Le journal de référence en anglais, Dawn, anticipe un nouveau bras de fer.

"Au vu des anciens différends (...) ces changements pourraient déclencher une nouvelle confrontation entre le clan de la justice et le gouvernement", affirme son éditorial.

Un nouveau Conseil constitutionnel sera également formé, selon le nouvel amendement adopté à l'aube.

- Courte majorité -

Le parti du Premier ministre Shehbaz Sharif, le Pakistan Muslim League-Nawaz (PML-N), est parvenu à rassembler la majorité de deux-tiers nécessaire pour l'adoption de ce texte grâce au soutien de son rival historique, le Parti du peuple pakistanais (PPP).

Il a aussi eu les votes d'une poignée de députés affiliés au PTI après la décision quelques semaines plus tôt de la justice d'autoriser les députés à passer outre les consignes de vote de leur groupe pour certains textes majeurs.

De ce fait, la coalition gouvernementale qui devait obtenir 224 votes en a obtenu tout juste 225, selon la retransmission de la séance sur la télévision d'Etat.

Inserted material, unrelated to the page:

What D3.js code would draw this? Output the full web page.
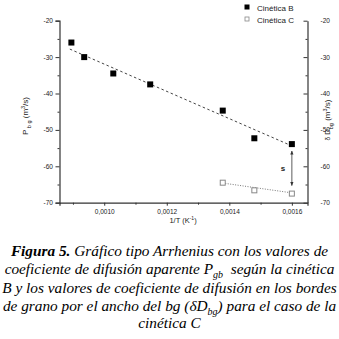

M. Sharif a salué "un jour historique qui affirme la suprématie du Parlement".

Depuis la partition du Pakistan et de l'Inde en 1947, Islamabad a voté 22 amendements à sa Constitution.

M. Khan a vu ses affaires judiciaires, souvent liées à des allégations de corruption, passer devant différents tribunaux, dont l'un a ouvertement fait état d'intimidations de la part des services de renseignement pakistanais.

En juillet, un panel d'experts de l'ONU avait qualifié sa détention d'"arbitraire", appelant "immédiatement" à sa libération.

Les partisans d'Imran Khan s'étaient massivement mobilisés lors de son arrestation, il y a plus d'un an, et continuent à manifester régulièrement.

Récemment, les autorités ont imposé de nouvelles restrictions aux rassemblements à Islamabad. Dix députés du PTI avaient été arrêtés et présentés à un juge anti-terroriste quelques jours après l'adoption de cette loi.

Arrivé au pouvoir en 2018, M. Khan a été renversé par une motion de censure en 2022 après avoir perdu le soutien de la toute puissante armée, selon les experts.